Theresa May says she will "get out there" during the election campaign, meeting voters on the doorstep and listening to their concerns first-hand.
But so far, some critics say, the prime minister's campaign has been so tightly controlled and stage-managed that there has been little opportunity for contact with "real" people or the journalists sent to scrutinise her.
As May swung through Cornwall this morning, one local news outlet complained that a visit to a factory was placed under such "tight media control" that journalists were made to wait in a separate room and were barred from filming the prime minister walking around.
Gareth Bartlett, an editor at the website Cornwall Live, said in a live blog post: "Having covered several high-profile politicians' and royal visits over the years, the level of media control here is far and above anything I've seen before.
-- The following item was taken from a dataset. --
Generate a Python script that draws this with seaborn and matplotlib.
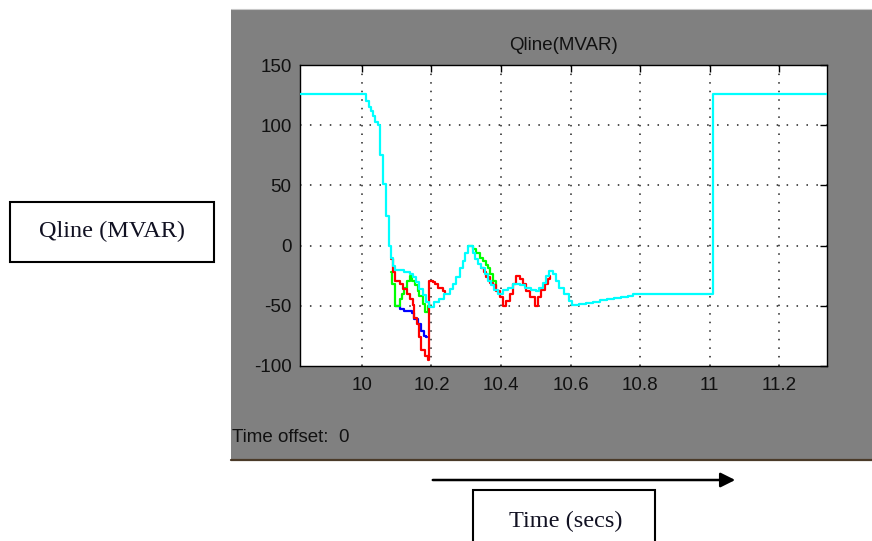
import numpy as np
import pandas as pd
import seaborn as sns
import matplotlib
matplotlib.use("Agg")
import matplotlib.pyplot as plt
from matplotlib.patches import Rectangle, FancyArrowPatch
from matplotlib.lines import Line2D

# ---- scope traces: sample times (s) and reactive power (MVAR), held between samples ----
cyan_t = [9.82, 10.012, 10.019, 10.026, 10.031, 10.039, 10.045, 10.053, 10.060, 10.070,
          10.077, 10.084, 10.089, 10.094, 10.122, 10.137, 10.146, 10.156, 10.165, 10.175,
          10.185, 10.194, 10.208, 10.223, 10.237, 10.252, 10.261, 10.271, 10.281, 10.290,
          10.295, 10.305, 10.319, 10.324, 10.334, 10.343, 10.353, 10.362, 10.372, 10.381,
          10.391, 10.405, 10.420, 10.435, 10.455, 10.470, 10.485, 10.500, 10.510, 10.520,
          10.530, 10.538, 10.548, 10.558, 10.567, 10.582, 10.596, 10.605, 10.625, 10.645,
          10.665, 10.685, 10.705, 10.725, 10.745, 10.765, 10.780, 11.0095, 11.34]
cyan_q = [126, 120, 115, 112, 108, 103, 100, 75, 51, 25,
          0, -10, -17, -20, -22, -24, -26, -30, -36, -41,
          -47, -51, -47, -44, -40, -36, -32, -26, -19, -12.5,
          -6, 0, -6, -11, -15, -19, -24, -29, -33, -37,
          -40, -37, -35, -32, -33, -35, -37, -38, -35, -31,
          -25, -21, -24, -29, -35, -40, -46, -49.5, -48.5, -47.5,
          -46.5, -45.5, -44.5, -43.5, -42.5, -41.5, -40.5, 126, 126]

red_t = [10.084, 10.089, 10.096, 10.110, 10.119, 10.129, 10.137, 10.147, 10.150, 10.157,
         10.164, 10.171, 10.180, 10.189, 10.194, 10.203, 10.210, 10.218, 10.232, 10.240,
         10.343, 10.350, 10.358, 10.367, 10.377, 10.386, 10.396, 10.405, 10.415, 10.425,
         10.434, 10.444, 10.454, 10.463, 10.473, 10.482, 10.497, 10.506, 10.516, 10.525,
         10.535, 10.540]
red_q = [-11, -22, -29, -32, -36, -40, -44, -49, -60, -65,
         -76, -87, -92, -95, -29, -30.5, -32, -35, -37.5, -40,
         -19, -22, -26, -31, -33, -37.5, -43, -50, -46, -40,
         -32, -25, -28, -32, -37.5, -43, -50, -43, -37, -32,
         -28, -25]
red_seg = [0] * 20 + [1] * 22

green_t = [10.085, 10.086, 10.095, 10.110, 10.116, 10.122, 10.129, 10.137, 10.145, 10.152,
           10.160, 10.164, 10.175, 10.180, 10.191, 10.195,
           10.305, 10.319, 10.329, 10.339, 10.348, 10.358, 10.362, 10.367, 10.377, 10.386]
green_q = [-22, -32, -50, -44, -40, -35, -29, -25, -29, -33,
           -38, -42, -48.6, -55, -50, -50,
           0, -3, -6.5, -10, -13, -16, -19, -24, -29, -35]
green_seg = [0] * 16 + [1] * 10

blue_t = [10.095, 10.110, 10.122, 10.145, 10.150, 10.160, 10.169, 10.179, 10.184, 10.187]
blue_q = [-50, -52.8, -54, -55.6, -61, -65, -71, -75, -76, -76]

x_ticks = [10, 10.2, 10.4, 10.6, 10.8, 11, 11.2]
x_tick_labels = ["10", "10.2", "10.4", "10.6", "10.8", "11", "11.2"]
y_ticks = [-100, -50, 0, 50, 100, 150]
y_tick_labels = ["-100", "-50", "0", "50", "100", "150"]

sns.set_style("white")
plt.rcParams["font.family"] = ["Liberation Sans", "DejaVu Sans"]

W, H = 872, 541
fig = plt.figure(figsize=(W / 100, H / 100), dpi=100)
fig.patch.set_facecolor("white")


def fx(px):
    return px / W


def fy(py):
    return 1 - py / H


# grey scope window behind the axes
fig.add_artist(Rectangle((fx(231), fy(460)), fx(W) - fx(231), fy(9) - fy(460),
                         transform=fig.transFigure, facecolor="#808080",
                         edgecolor="none", zorder=0))
fig.add_artist(Line2D([fx(231), 1], [fy(460), fy(460)], transform=fig.transFigure,
                      color="#4a3a28", lw=1.6, zorder=1))
fig.add_artist(Line2D([fx(231), 1], [fy(8.5), fy(8.5)], transform=fig.transFigure,
                      color="#c8c8c8", lw=0.8, zorder=1))

ax = fig.add_axes([fx(300), fy(366), fx(827) - fx(300), fy(65) - fy(366)])
ax.set_facecolor("white")

series = [
    (pd.DataFrame({"t": blue_t, "q": blue_q, "seg": 0}), "#0000ff"),
    (pd.DataFrame({"t": green_t, "q": green_q, "seg": green_seg}), "#00ff00"),
    (pd.DataFrame({"t": red_t, "q": red_q, "seg": red_seg}), "#ff0000"),
    (pd.DataFrame({"t": cyan_t, "q": cyan_q, "seg": 0}), "#00ffff"),
]
for df, col in series:
    for _, part in df.groupby("seg"):
        sns.lineplot(data=part, x="t", y="q", ax=ax, color=col, lw=1.6,
                     estimator=None, sort=False, drawstyle="steps-post",
                     legend=False, zorder=3)

ax.set_xlim(9.822, 11.337)
ax.set_ylim(-100, 150)
ax.set_xticks(x_ticks)
ax.set_xticklabels(x_tick_labels)
ax.set_yticks(y_ticks)
ax.set_yticklabels(y_tick_labels)
ax.set_xlabel("")
ax.set_ylabel("")

ax.tick_params(direction="in", length=5, width=1, color="black", top=True, right=True,
               labelsize=13.5, labelcolor="#111111")
ax.tick_params(axis="x", pad=8)
ax.tick_params(axis="y", pad=6)
for s in ax.spines.values():
    s.set_visible(True)
    s.set_color("black")
    s.set_linewidth(1.0)

# dotted grid
for xv in x_ticks:
    ax.axvline(xv, color="#222222", lw=1.1, ls=(0, (1, 4.6)), zorder=1)
for yv in y_ticks[1:-1]:
    ax.axhline(yv, color="#222222", lw=1.1, ls=(0, (1, 5.5)), zorder=1)

ax.set_title("Qline(MVAR)", fontsize=13.5, color="#111111", pad=11)

fig.text(fx(232), fy(437), "Time offset:  0", fontsize=13.5, color="#111111",
         ha="left", va="center")

# annotation boxes outside the scope window
fig.add_artist(Rectangle((fx(10), fy(262)), fx(214) - fx(10), fy(202) - fy(262),
                         transform=fig.transFigure, facecolor="white",
                         edgecolor="black", lw=1.5, zorder=2))
fig.text(fx(112), fy(231), "Qline (MVAR)", fontsize=17.5, family=["Liberation Serif"],
         color="#111122", ha="center", va="center", zorder=3)

fig.add_artist(Rectangle((fx(473), fy(545)), fx(655) - fx(473), fy(490) - fy(545),
                         transform=fig.transFigure, facecolor="white",
                         edgecolor="black", lw=1.5, zorder=2))
fig.text(fx(566), fy(521), "Time (secs)", fontsize=17.5, family=["Liberation Serif"],
         color="#111122", ha="center", va="center", zorder=3)

fig.add_artist(FancyArrowPatch((fx(430), fy(480)), (fx(738), fy(480)),
                               transform=fig.transFigure, arrowstyle="-|>",
                               mutation_scale=22, lw=1.8, color="black", zorder=3))

fig.savefig("out.png", dpi=100)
We're not even allowed to show you her visiting the building."
The complaint plays to a theme that has developed around the campaign in the first two weeks on the road.
May's appearances seem to be tightly orchestrated, with small crowds made up of Tory activists and minimal opportunity for anyone who isn't already a committed supporter to engage with the prime minister.
After May's first event, in Bolton, she was accused in a report in the Bolton News of calling in party activists from as far as 50 miles away and making it look like the room was full of locals. May didn't take questions from journalists at that event, leading some to worry that she would try to hold them at arms' length for the entire campaign.
At campaign events in Leeds, Dudley, Scotland, and Lancashire, the crowds consisted of enthusiastic Tory activists waving blue placards, cheering at May's soundbites, and booing theatrically whenever the opposition parties were mentioned.
Adding to the critics' case, May has refused to debate Jeremy Corbyn head-to-head on live TV. And her stump speeches and interviews have been filled with the same handful of slogans, repeated constantly – notably that Britain needs "strong and stable leadership".
On Tuesday, Tom Watson, Labour's deputy leader, mocked May's controlled approach, saying in a speech: "People are worried about the risk of robots taking their jobs. I fear with this prime minister it’s already happened."
Conservative campaign aides reject the characterisation of the campaign as too controlled.
May has taken questions from journalists at just about all of her campaign events, they point out, and has on several occasions gone out knocking on doors to canvass voters. In Cornwall on Tuesday, one aide said, she was out meeting people and handing out leaflets.
The Conservatives have so far been more accessible to voters and the press than the opposition, one of May's aides argued. Pointing to Labour's campaign, he said: "You've got to wonder if a bit of message consistency might be a good thing."
However, according to the Sunday Times, May has complained to senior campaign officials that she hasn't been given enough time on the road to meet ordinary voters.
“Stop trying to limit how much time I’m spending on the doorstep," she reportedly shouted at Fiona Hill, her co–chief of staff. "I’m a doorstep campaigner and from now on I want to spend proper time knocking on doors and seeing people.”
But when May has been out to meet "real" voters, it hasn't always gone so well.
On Saturday, May went canvassing in Scotland with a Conservative activist, with a Sky News camera following. Approaching one house, May was told, "No thank you." It became even more awkward when nobody answered the door at the next several houses. "Shall I give you your leaflets back?" she said to the Tory volunteer, and drove off in her convoy.
Last week, on a visit to the Black Country, a 73-year-old man told the prime minister not to bother approaching him. "First of all she asked if she could walk across my lawn and I said no, not really, I have just cut it," Graham Mills was quoted as saying by the Wolverhampton Express & Star.
“She kept giving me stock answers every time – which was that it would be worse under Labour," he reportedly said. "I was really disappointed."